メールやスケジュール管理のほか、ニュースを見る、経路検索するといったインターネットの利用など、ビジネスシーンでも欠かせないツール“スマートフォン(スマホ)”。スマホに触れる機会が多くなれば、目にかかる負担が増えるのは当然のこと。そんな中、懸念されているのが「スマホ老眼」だ。2回目は、あまきクリニック(東京都港区)院長、味木 幸(あまき さち)医師に、「スマホ老眼」による近視化を抑えるための方法について話を聞いた。

スマートフォン(スマホ)など、手元の近くに焦点を合わせ続けた後、視線を遠くにやるとピントがすぐに調節できなくなる状態は「スマホ老眼」と呼ばれる。前回の記事で解説したように、医学用語では「仮性近視」と呼ばれ、眼球の内側で水晶体の厚みを変化させ、ピントを調節する筋肉、毛様体筋(もうようたいきん)が機能不全を起こしている。この状態を放置すると、近視化することになりかねない。
参考記事:スマホ老眼は「近くが見える老眼」だ!
スマホ老眼の症状は、「目のピントが合うまでに時間がかかる」「目が疲れやすい」「目がかすむ」「夕方になるとぼやけて見える」といった“見え方の不調”として現れる。ただ、これらの不調は真の老眼とは異なり、一晩寝たら翌日には回復しているのが通常だ。味木医師は「造語ですが、“仮性老眼”というと、イメージが湧きやすいかもしれません」と話す。

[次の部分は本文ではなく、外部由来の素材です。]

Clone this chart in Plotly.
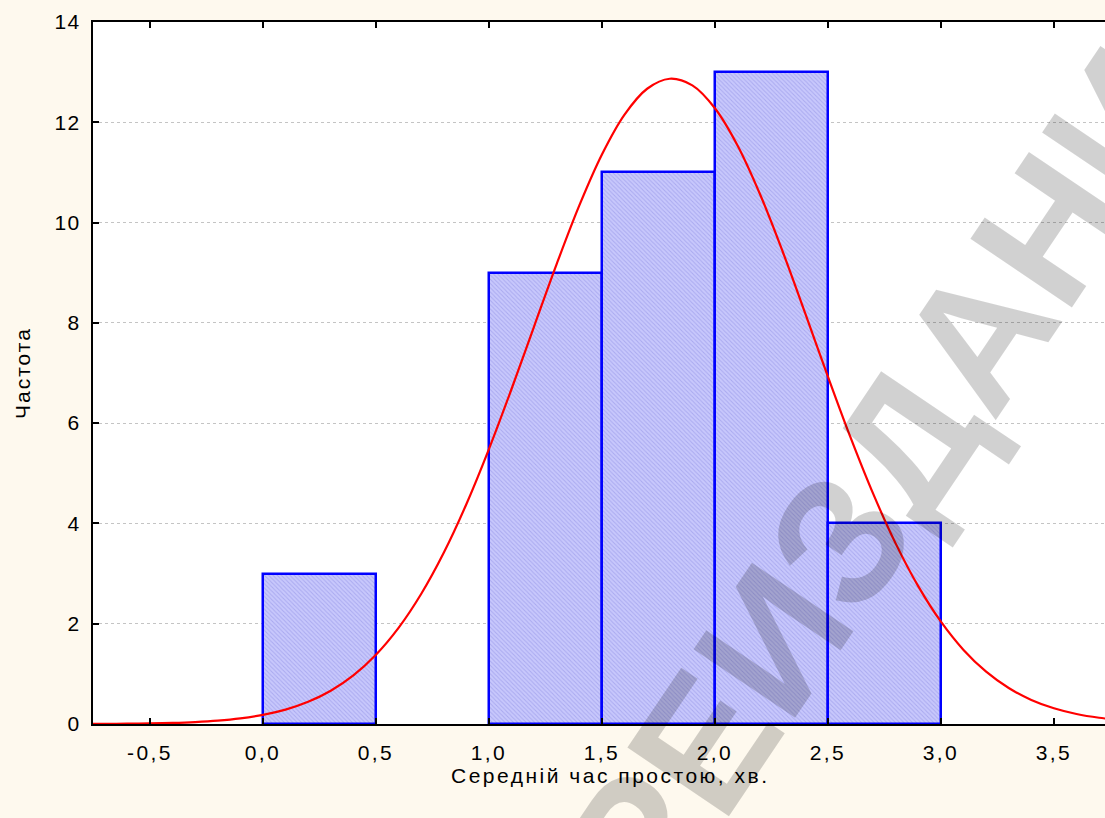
import plotly.graph_objects as go

# ---- data ----
bin_centers = [0.25, 1.25, 1.75, 2.25, 2.75]
bin_counts = [3, 9, 11, 13, 4]
bin_width = 0.5

curve_x = [-0.8, -0.7, -0.6, -0.5, -0.4, -0.3, -0.2, -0.1, 0.0, 0.1, 0.2, 0.3, 0.4,
           0.5, 0.6, 0.7, 0.8, 0.9, 1.0, 1.1, 1.2, 1.3, 1.4, 1.5, 1.6, 1.7, 1.8,
           1.9, 2.0, 2.1, 2.2, 2.3, 2.4, 2.5, 2.6, 2.7, 2.8, 2.9, 3.0, 3.1, 3.2,
           3.3, 3.4, 3.5, 3.6, 3.7, 3.8]
curve_y = [0.002, 0.004, 0.007, 0.013, 0.022, 0.039, 0.067, 0.112, 0.182, 0.287,
           0.442, 0.663, 0.969, 1.381, 1.917, 2.592, 3.414, 4.383, 5.483, 6.681,
           7.932, 9.176, 10.342, 11.358, 12.153, 12.669, 12.868, 12.735, 12.279,
           11.537, 10.560, 9.418, 8.184, 6.928, 5.715, 4.593, 3.597, 2.744, 2.040,
           1.477, 1.043, 0.717, 0.480, 0.313, 0.199, 0.124, 0.075]

x_tick_vals = [-0.5, 0.0, 0.5, 1.0, 1.5, 2.0, 2.5, 3.0, 3.5]
x_tick_text = ["-0,5", "0,0", "0,5", "1,0", "1,5", "2,0", "2,5", "3,0", "3,5"]
y_tick_vals = [0, 2, 4, 6, 8, 10, 12, 14]
y_tick_text = ["0", "2", "4", "6", "8", "10", "12", "14"]

x_title = "Середній час простою, хв."
y_title = "Частота"
watermark = "ПЕРЕИЗДАНИЕ"


def sp(t, s):
    return f'<span style="letter-spacing:{s}px">{t}</span>'


FAM = "Liberation Sans, Arial, sans-serif"
FS = 21

fig = go.Figure()

fig.add_trace(go.Bar(
    x=bin_centers, y=bin_counts, width=[bin_width] * len(bin_centers),
    marker=dict(
        color="#c6c6fb",
        line=dict(color="#0000ff", width=2.5),
        pattern=dict(shape="\\", size=3, solidity=0.33,
                     fgcolor="#aaaaf0", bgcolor="#c8c8fc", fillmode="replace"),
    ),
    showlegend=False, hoverinfo="skip",
))

fig.add_trace(go.Scatter(
    x=curve_x, y=curve_y, mode="lines",
    line=dict(color="#ff0000", width=2.2, shape="spline", smoothing=1.0),
    showlegend=False, hoverinfo="skip",
))

fig.update_layout(
    width=1105, height=818,
    margin=dict(l=93, r=0, t=22, b=94),
    paper_bgcolor="#fef9ee",
    plot_bgcolor="#ffffff",
    font=dict(family=FAM, size=FS, color="#000000"),
    bargap=0,
    xaxis=dict(
        range=[-0.752, 3.726],
        tickmode="array", tickvals=x_tick_vals,
        ticktext=[sp(t, 2.4) for t in x_tick_text],
        ticks="inside", ticklen=6, tickwidth=2, tickcolor="#000000",
        showline=True, linecolor="#000000", linewidth=2, mirror="allticks",
        showgrid=False, zeroline=False,
        ticklabelstandoff=9,
    ),
    yaxis=dict(
        range=[0, 14],
        tickmode="array", tickvals=y_tick_vals,
        ticktext=[sp(t, 1.5) for t in y_tick_text],
        ticks="inside", ticklen=6, tickwidth=2, tickcolor="#000000",
        showline=True, linecolor="#000000", linewidth=2, mirror=False,
        showgrid=True, gridcolor="#c4c4c4", griddash="dot", gridwidth=1,
        zeroline=False,
        ticklabelstandoff=6,
    ),
)

# axis titles
fig.add_annotation(
    text=sp(x_title, 2.5), xref="paper", yref="paper",
    x=(610 - 93) / 1012, y=(724 - 775) / 702,
    xanchor="center", yanchor="middle", showarrow=False,
    font=dict(family=FAM, size=FS, color="#000000"),
)
fig.add_annotation(
    text=sp(y_title, 2.0), xref="paper", yref="paper",
    x=(22 - 93) / 1012, y=(724 - 373) / 702,
    xanchor="center", yanchor="middle", showarrow=False, textangle=-90,
    font=dict(family=FAM, size=FS, color="#000000"),
)

# watermark
fig.add_annotation(
    text=watermark, xref="paper", yref="paper",
    x=(845 - 93) / 1012, y=(724 - 533) / 702,
    xanchor="center", yanchor="middle",
    textangle=-56, showarrow=False,
    font=dict(family=FAM, size=178, color="rgba(0,0,0,0.18)", weight="bold"),
)

fig.write_html("out.html", config={"displayModeBar": False},
               post_script="document.body.style.margin='0';")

1日に2~3時間スマホを使い、パッと遠くを見るとピントがぼやける人はスマホ老眼を疑った方がいい。仮性近視(仮性老眼)の状態が続くと、近視化する。ビジネスパーソンにとって、目が悪くなることは非常に痛い話だ。
では、眼科医に相談した方がいいのだろうか。答えはイエスだ。
「目の機能は10代をピークに、20代から老化の一途をたどります。急に近視化するわけではありませんが、悪くなりすぎる前にスマホ老眼の対策をするべきです」と話すのは、パソコン・スマホ時代のアイケアに詳しい眼科のあまきクリニック(東京都港区)院長、味木(あまき)幸医師。
「年齢問わず、スマホ老眼を自覚している人にはメガネを作ることを勧めています。小さい画面上の細かな文字にピントを合わせようと、目の毛様体筋には負荷がかかっています。調節は目ではなく、メガネに任せましょう。目が楽になりますよ」。味木医師は話す。